======== PROVIDED MATERIAL
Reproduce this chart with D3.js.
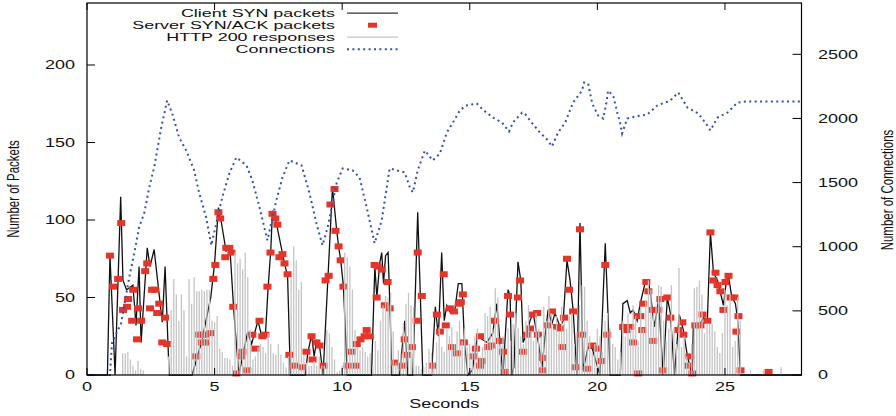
<!DOCTYPE html>
<html>
<head>
<meta charset="utf-8">
<script src="https://cdn.jsdelivr.net/npm/d3@7"></script>
<style>
  body { margin: 0; background: #fff; }
  svg { display: block; }
  text { font-family: "Liberation Sans", Arial, Helvetica, sans-serif; fill: #111; }
</style>
</head>
<body>
<svg id="chart" width="896" height="416"></svg>
<script>
// ---- data ----
var xTicks = [0, 5, 10, 15, 20, 25];
var yTicksLeft = [0, 50, 100, 150, 200];
var yTicksRight = [0, 500, 1000, 1500, 2000, 2500];
var legendLabels = ["Client SYN packets", "Server SYN/ACK packets", "HTTP 200 responses", "Connections"];

// client SYN packets per sample [seconds, packets]
var clientSyn = [[0,0],[0.8,0],[0.9,77],[1.1,0],[1.32,115],[1.41,61],[1.55,55],[1.8,58],[1.92,32],[2.04,70],[2.12,21],
  [2.36,82],[2.47,70],[2.63,81],[2.95,34],[3.06,70],[3.22,0],[4.12,0],[4.5,22],[4.85,50],[5.0,72],[5.15,108],[5.25,100],
  [5.45,80],[5.6,82],[5.75,42],[5.95,0],[6.1,12],[6.3,28],[6.45,20],[6.7,35],[6.85,25],[7.0,28],[7.1,57],[7.2,80],[7.27,106],
  [7.42,98],[7.74,72],[7.86,64],[7.97,0],[8.55,0],[8.65,14],[8.8,26],[8.9,12],[9.0,22],[9.12,18],[9.25,0],[9.62,121],
  [9.78,94],[9.86,83],[9.95,73],[10.05,57],[10.2,0],[11.15,0],[11.28,70],[11.36,50],[11.47,72],[11.55,79],[11.62,59],
  [11.7,77],[11.8,79],[11.88,40],[11.94,0],[12.25,0],[12.45,35],[12.57,0],[12.77,0],[12.96,105],[13.16,0],[13.5,0],
  [13.65,44],[13.77,25],[13.9,79],[14.0,35],[14.1,45],[14.25,40],[14.4,40],[14.55,59],[14.69,59],[14.8,19],[14.93,0],
  [15.1,3],[15.3,25],[15.67,21],[15.9,27],[16.06,46],[16.18,22],[16.3,0],[16.5,55],[16.58,51],[16.65,0],[16.73,5],
  [16.89,73],[17.0,61],[17.09,21],[17.24,27],[17.36,35],[17.48,40],[17.56,33],[17.67,23],[17.83,5],[17.95,25],[18.07,42],
  [18.22,33],[18.34,40],[18.54,31],[18.66,35],[18.81,74],[18.93,61],[19.05,42],[19.2,0],[19.32,98],[19.44,3],[19.64,18],
  [19.8,17],[20.1,0],[20.31,85],[20.42,38],[20.5,0],[20.9,0],[21.0,46],[21.17,48],[21.29,40],[21.4,42],[21.56,35],
  [21.68,46],[21.88,60],[22.0,61],[22.1,50],[22.23,31],[22.4,48],[22.58,0],[22.74,50],[22.86,40],[23.02,0],[23.21,39],
  [23.37,29],[23.53,12],[23.72,0],[23.76,31],[23.96,31],[24.16,37],[24.31,35],[24.43,92],[24.55,66],[24.71,61],
  [24.94,45],[25.06,61],[25.14,64],[25.26,51],[25.41,46],[25.49,37],[25.61,0],[28,0]];

// server SYN/ACK packets [seconds, packets]
var serverSynAck = [[0.9,77],[1.02,57],[1.22,62],[1.34,98],[1.41,42],[1.57,44],[1.61,49],[1.77,35],[1.81,55],[1.96,23],
  [2.0,43],[2.12,35],[2.28,67],[2.36,72],[2.47,43],[2.55,55],[2.67,55],[2.75,40],[2.83,46],[2.95,21],[3.06,37],[3.14,20],
  [4.28,12],[4.4,26],[4.5,26],[4.5,21],[4.63,21],[4.66,26],[4.83,27],[4.95,62],[5.03,71],[5.15,105],[5.22,101],[5.42,76],
  [5.46,82],[5.58,82],[5.66,79],[5.73,44],[5.85,1],[6.05,12],[6.09,15],[6.28,3],[6.48,26],[6.6,17],[6.76,35],[6.87,25],
  [6.99,26],[7.07,57],[7.19,79],[7.27,104],[7.38,101],[7.46,97],[7.54,76],[7.66,78],[7.74,72],[7.86,65],[7.93,13],
  [8.13,6],[8.45,5],[8.6,15],[8.8,25],[8.84,10],[8.99,21],[9.11,19],[9.27,6],[9.35,61],[9.47,64],[9.54,110],[9.7,120],
  [9.74,93],[9.86,83],[9.94,74],[10.05,57],[10.21,6],[10.37,15],[10.53,6],[10.57,20],[10.72,23],[10.88,25],[10.96,29],
  [11.08,25],[11.27,71],[11.35,50],[11.39,70],[11.55,68],[11.67,45],[11.78,60],[11.86,43],[12.06,8],[12.33,6],[12.45,23],
  [12.53,13],[12.73,18],[12.92,35],[12.96,79],[13.12,51],[13.55,6],[13.71,39],[13.83,28],[13.98,65],[14.06,32],[14.22,43],
  [14.3,18],[14.38,41],[14.49,14],[14.57,46],[14.65,47],[14.73,52],[14.77,21],[15.12,12],[15.24,17],[15.4,25],[15.4,6],
  [15.48,9],[15.71,18],[15.87,19],[15.99,35],[16.18,22],[16.3,15],[16.38,2],[16.5,51],[16.58,39],[16.89,50],[16.97,61],
  [17.09,15],[17.24,26],[17.36,30],[17.48,39],[17.64,40],[17.67,26],[17.83,11],[17.83,3],[18.03,32],[18.22,41],[18.42,31],
  [18.54,30],[18.62,18],[18.7,37],[18.81,75],[18.89,55],[19.05,41],[19.13,5],[19.32,94],[19.4,26],[19.6,4],[19.8,19],
  [19.99,17],[20.15,9],[20.31,71],[20.39,26],[21.01,31],[21.17,29],[21.29,31],[21.4,21],[21.56,38],[21.6,1],[21.68,38],
  [21.76,29],[21.8,46],[21.92,60],[22.0,54],[22.15,42],[22.19,22],[22.39,42],[22.47,49],[22.58,3],[22.74,50],[22.86,37],
  [23.17,29],[23.33,34],[23.37,26],[23.57,6],[23.61,12],[23.72,1],[23.84,32],[24.04,32],[24.12,39],[24.31,35],[24.43,92],
  [24.55,61],[24.63,66],[24.71,58],[24.82,54],[24.94,42],[25.02,60],[25.14,64],[25.22,50],[25.37,50],[25.45,28],[25.53,38],
  [25.61,3],[26.71,2]];

// HTTP 200 responses, one impulse every 0.1 s starting at httpStart
var httpStart = 1.4, httpStep = 0.1;
var httpValues = [14,14,15,10,6,3,9,4,3,0, 0,0,0,0,0,0,0,0, 12,42,62,52,35,52,42,12,
  62,46,63,54,54,55,54,55,55,35, 34,38,17,15,11,11,10,6, 79,72,75,68,79,63, 29,10,12,18,20,18,14,27,
  20,14,13,20,13,8,5,12, 63,83,74,55,60, 13,8,6,6,9,6,12,6,6, 29,27,18,10, 2,3,6, 79,76,70,55,
  29,18,16,18,15,12,14,6,22,16, 35,45,51,50,53, 28,8,16,14, 33,46,53,45,44, 6,6,4,5,8,17,14,8,
  21,31,18,15,30, 25,31,20,28,35,22,30,18, 20,15,25,30,12,18,40,38,44,30, 56,50,20,25,12,30,22,33,40,30,
  25,20,35,45,28,22,40,30,25,44, 35,51,40,30,38,28,44,35,30,38, 40,20,28,45,58,57,35,25,15,20,
  30,25,15,35,40,30,20,18,10,15, 35,25,40,30,45,38,22,44,30,48, 61,55,40,44,58,57,35,22,30,58,
  30,20,69,18,25,12,8,20,56,57, 61,52,27,33,33,33,28,18,14,27, 55,45,52,18,22,50,35,
  0,0,0,3,0,0,0,0,3,0,0,0,0,0,0,5];

// open connections [seconds, connections]
var connections = [[0,0],[0.9,0],[0.98,249],[1.34,405],[1.65,755],[1.85,949],[2.04,1151],[2.24,1260],[2.44,1463],
  [2.63,1618],[2.91,1929],[3.14,2140],[3.34,2038],[3.61,1852],[3.89,1750],[4.2,1595],[4.4,1416],[4.67,1229],[4.87,1011],
  [5.07,1183],[5.3,1385],[5.58,1572],[5.85,1696],[6.25,1634],[6.48,1517],[6.76,1307],[7.07,1050],[7.42,1361],[7.66,1540],
  [7.93,1673],[8.41,1634],[8.72,1416],[8.99,1183],[9.23,1011],[9.43,1151],[9.78,1494],[10.02,1610],[10.41,1595],
  [10.68,1540],[10.96,1307],[11.27,1027],[11.55,1206],[11.86,1610],[12.45,1579],[12.65,1463],[12.77,1424],[12.96,1595],
  [13.24,1750],[13.55,1673],[13.83,1727],[14.1,1890],[14.34,1968],[14.61,2062],[14.85,2101],[15.28,2116],[15.51,2069],
  [15.91,2007],[16.26,1968],[16.54,1898],[16.69,1968],[17.05,2046],[17.16,2038],[17.36,1984],[17.75,1890],[18.03,1836],
  [18.22,1782],[18.46,1890],[18.74,1968],[19.05,2124],[19.4,2217],[19.48,2280],[19.64,2272],[19.8,2116],[20.03,2023],
  [20.23,1999],[20.35,2116],[20.42,2217],[20.62,2178],[20.78,2046],[20.9,1960],[20.97,1883],[21.17,1999],[21.48,2015],
  [21.96,2031],[22.35,2101],[22.86,2140],[23.17,2202],[23.53,2085],[23.96,2038],[24.31,1945],[24.43,1906],[24.71,2007],
  [25.1,2046],[25.49,2124],[25.81,2132],[28,2132]];

// ---- layout ----
var svg = d3.select("#chart");
var plotL = 87, plotR = 801.5, plotT = 3, plotB = 375;
var SX = 1.5; // glyphs in the picture are stretched sideways

var x = d3.scaleLinear().domain([0, 28]).range([plotL, plotR]);
var y = d3.scaleLinear().domain([0, 240]).range([plotB, plotT]);
var y2 = d3.scaleLinear().domain([0, 2900]).range([plotB, plotT]);

function label(str, px, py, anchor, size, rot, sx) {
  var g = svg.append("g")
    .attr("transform", "translate(" + px + "," + py + ") scale(" + (sx || SX) + ",1)" + (rot ? " rotate(-90)" : ""));
  g.append("text")
    .attr("text-anchor", anchor)
    .attr("dominant-baseline", "central")
    .style("font-size", size + "px")
    .text(str);
}

// client SYN line
svg.append("path")
  .datum(clientSyn)
  .attr("fill", "none")
  .attr("stroke", "#111")
  .attr("stroke-width", 1.3)
  .attr("d", d3.line().x(d => x(d[0])).y(d => y(d[1])));

// server SYN/ACK points
svg.append("g").selectAll("rect")
  .data(serverSynAck)
  .enter().append("rect")
  .attr("x", d => x(d[0]) - 4)
  .attr("y", d => y(d[1]) - 3)
  .attr("width", 8)
  .attr("height", 6)
  .attr("fill", "#e3352a");

// HTTP 200 impulses
svg.append("g").selectAll("line")
  .data(httpValues)
  .enter().append("line")
  .attr("x1", (d, i) => x(httpStart + i * httpStep))
  .attr("x2", (d, i) => x(httpStart + i * httpStep))
  .attr("y1", y(0))
  .attr("y2", d => y(d))
  .attr("stroke", "#c4c4c4")
  .attr("stroke-width", 1.3);

// connections dotted line
svg.append("path")
  .datum(connections)
  .attr("fill", "none")
  .attr("stroke", "#3550b4")
  .attr("stroke-width", 2)
  .attr("stroke-dasharray", "2,3.4")
  .attr("d", d3.line().x(d => x(d[0])).y(d => y2(d[1])));

// frame
svg.append("rect")
  .attr("x", plotL).attr("y", plotT)
  .attr("width", plotR - plotL).attr("height", plotB - plotT)
  .attr("fill", "none").attr("stroke", "#000").attr("stroke-width", 1.2);

// ticks
var tk = svg.append("g").attr("stroke", "#000").attr("stroke-width", 1);
xTicks.forEach(function(t) {
  tk.append("line").attr("x1", x(t)).attr("x2", x(t)).attr("y1", plotB).attr("y2", plotB - 7);
  tk.append("line").attr("x1", x(t)).attr("x2", x(t)).attr("y1", plotT).attr("y2", plotT + 7);
  label(String(t), x(t), 387, "middle", 12);
});
yTicksLeft.forEach(function(t) {
  tk.append("line").attr("x1", plotL).attr("x2", plotL + 8).attr("y1", y(t)).attr("y2", y(t));
  label(String(t), 75, y(t), "end", 12);
});
yTicksRight.forEach(function(t) {
  tk.append("line").attr("x1", plotR).attr("x2", plotR - 9).attr("y1", y2(t)).attr("y2", y2(t));
  label(String(t), 818, y2(t), "start", 12);
});

// axis titles
label("Seconds", (plotL + plotR) / 2, 404, "middle", 12);
label("Number of Packets", 13, 189, "middle", 11.5, true);
label("Number of Connections", 887, 190, "middle", 11.5, true);

// legend
var legY = [13.2, 25.2, 37.2, 49.2];
legendLabels.forEach(function(s, i) {
  label(s, 335, legY[i], "end", 10.4, false, 1.72);
});
svg.append("line").attr("x1", 347).attr("x2", 398).attr("y1", legY[0]).attr("y2", legY[0])
  .attr("stroke", "#333").attr("stroke-width", 1.3);
svg.append("rect").attr("x", 368).attr("y", legY[1] - 2.5).attr("width", 9).attr("height", 5).attr("fill", "#e3352a");
svg.append("line").attr("x1", 347).attr("x2", 398).attr("y1", legY[2]).attr("y2", legY[2])
  .attr("stroke", "#c4c4c4").attr("stroke-width", 1.3);
svg.append("line").attr("x1", 347).attr("x2", 398).attr("y1", legY[3]).attr("y2", legY[3])
  .attr("stroke", "#3550b4").attr("stroke-width", 2).attr("stroke-dasharray", "2,3.4");
</script>
</body>
</html>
================
> _PROBLEM_: Make a tally of the lines in this data that include the string "chart", and answer with that tally alone.

> _TASK RESULT_: 3